If I have any criticisms of this intensely engaging re-contextualization, I’d say that some unnecessary friction is caused by the environmental visuals.

The characters are all neon shapes, but the backgrounds are subdued and naturalistic. It’s evocative, but monotonous. Many areas are murky, rendered in muddy browns, rainy grays, turgid lusterless greens or heavy reds. Dynamic shadows and lighting are nicely executed (and central to exploration, as players light torches to mark areas they pass through) but these features dovetail with the morose color palette to create scenes that are dark to the point of being hard to see. Visual embellishments around the edges of paths, particularly in outdoor areas, also make it hard to see where the edges of the paths are.

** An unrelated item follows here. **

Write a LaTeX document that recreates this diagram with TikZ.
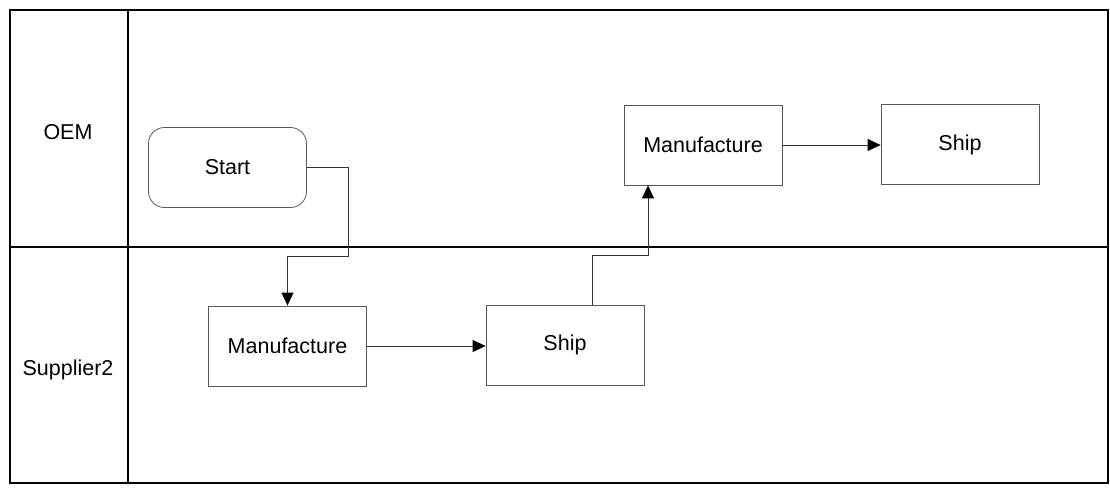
\documentclass[tikz,border=0pt]{standalone}
\usepackage{fontspec}
\setmainfont{Liberation Sans}
\usetikzlibrary{arrows.meta}
\begin{document}
\begin{tikzpicture}[x=1pt,y=-1pt,
  lanebox/.style={draw=black,line width=2.6pt},
  stepbox/.style={draw=black!65,line width=0.8pt,minimum width=158pt,minimum height=80pt,inner sep=0pt,
    font=\fontsize{21.5}{26}\selectfont},
  startbox/.style={stepbox,rounded corners=16pt},
  lanelabel/.style={font=\fontsize{21.5}{26}\selectfont,inner sep=0pt},
  flow/.style={draw=black!80,line width=0.9pt,-{Triangle[length=13pt,width=12pt,fill=black,color=black]}}]
\useasboundingbox (0,0) rectangle (1110,487);

% swimlane frame
\draw[lanebox] (10,10) rectangle (1108,483);
\draw[lanebox] (128,10) -- (128,483);
\draw[lanebox] (10,247) -- (1108,247);

% lane titles
\node[lanelabel] (oem) at (68,132) {OEM};
\node[lanelabel] (sup) at (68,370) {Supplier2};

% process steps
\node[startbox] (start) at (227.5,167.5) {Start};
\node[stepbox] (m2) at (287.5,346) {Manufacture};
\node[stepbox] (s2) at (565,345) {Ship};
\node[stepbox] (m1) at (703,145) {Manufacture};
\node[stepbox] (s1) at (960,144.5) {Ship};

% routing corners
\coordinate (c1) at (348,256);
\coordinate (c2) at (648,255);

% connectors
\draw[flow] (start.east) -| (c1) -| (m2.north);
\draw[flow] (m2.east) -- (m2.east -| s2.west);
\draw[flow] ([xshift=27pt]s2.north) |- (c2) -- (c2 |- m1.south);
\draw[flow] (m1.east) -- (m1.east -| s1.west);
\end{tikzpicture}
\end{document}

That aside, Void Sols is interesting because it is so clearly doing the same imitative act that all the endless soulslikes do (perhaps with even more obviousness than some since ‘Souls’ is in the title) yet it feels so much fresher, so much more its own self. Part of that, no doubt, is from the art style and perspective, but the novelty stays novel because of Finite Reflection’s willingness to pare away so much of the accumulated thickness of these tropes. They’ve scoured away everything unnecessary, shorn every last bit of clutter, and come up with something that is actually more pure than the title that started this now-endless trend of recycling the same kind of content.
While Void Sols is not as ‘deep’ as Dark Souls, it successfully does something that the influential original did as well — it finds an identity of its own. Anybody in love with soulslikes should check it out, and anybody who’s fallen out of love with them should check it out double quick. Great stuff.
8.5 out of 10
— Ben Schwartz
Disclosures: This game is developed by Finite Reflection Studio and published by Modern Wolf. It is currently available on PC. This copy of the game was obtained via publisher. Approximately 15 hours of play were devoted to the single-player mode, and the game was not completed. There are no multiplayer modes.
Parents: At the time of review, this game has not been rated by the ESRB. Play is centered around combat with a variety of weapons — swords, bows, hammers, bombs, and more. All of the characters are simple shapes and there is no gore when they are killed, but blood (or a similar substance) can be seen in some backgrounds. Some of the scenes and locales also imply that violence, torture, and rituals were conducted within them at some prior time.
Colorblind Modes: There are no colorblind modes available.
Deaf & Hard of Hearing Gamers: This game does not offer subtitles, but there is no spoken dialogue. Sound cues accompany enemy attacks but as far as I could tell, everything also has a corresponding visual cue. This game is fully accessible.
Remappable Controls: Yes, this game offers fully remappable controls for both keyboard + mouse and controller.